FBI: Hate crimes spike, most sharply against Muslims
November 21, 2016 2023-08-14 14:41FBI: Hate crimes spike, most sharply against Muslims
FBI: Hate crimes spike, most sharply against Muslims
The latest FBI annual hate crime report shows a sharp spike in the number of hate crimes nationwide, with attacks against Muslims increasing the most sharply.
In one year, anti-Muslim hate crimes in the United States rose 67%, from 154 incidents in 2014 to 257 in 2015, according to the latest numbers released in the bureau’s Hate Crime Statistics report on Monday, 14th Novemebr.
In sheer numbers, anti-Jewish incidents (664) were higher in 2015, but the percentage increase was much higher for incidents involving Muslim victims.
“That is the highest number since 2001, when the al Qaeda attacks on New York and elsewhere drove the number to its highest ever level, 481 hate crimes,” according to Mark Potok with the Southern Poverty Law Center.
The FBI defines a hate crime as a “criminal offense against a person or property motivated in whole or in part by an offender’s bias against a race, religion, disability, sexual orientation, ethnicity, gender, or gender identity.”
Law enforcement agencies submit incident reports annually; the reports include information detailing the offenses, victims, offenders and locations of hate crimes.
The bureau’s Uniform Crime Reporting Program data showed 5,850 hate crime incidents reported to police in 2015, a 6.8% increase from the 5,479 incidents reported in 2014.
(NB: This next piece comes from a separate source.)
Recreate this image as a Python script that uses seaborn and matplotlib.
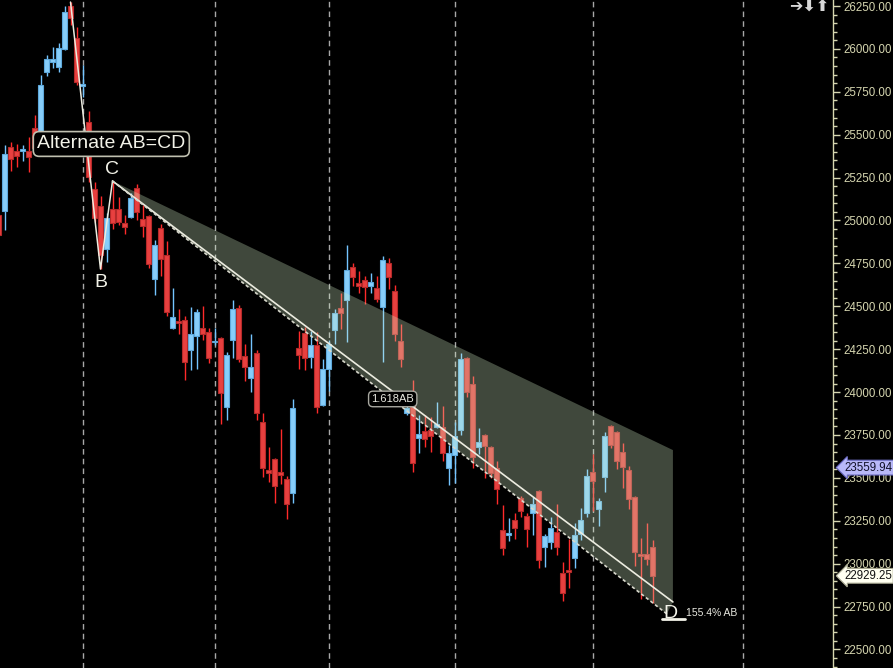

The report recorded 5,818 “single-bias” incidents, incidents in which one or more offense types are motivated by the same bias. Of those, 59.2% were motivated by a racial, ethnic and/or ancestry bias; 19.7% by a religious bias; 17.7% by a sexual orientation bias; and 3.3% by a gender identity, disability or gender bias.
Hate crimes against minorities other than Muslims also increased, according to the report. Anti-Jewish hate crimes rose 9%, anti-black hate crimes went up by almost 8%, and anti-LGBT hate crimes increased by nearly 5%, while anti-Latino hate crimes remained steady.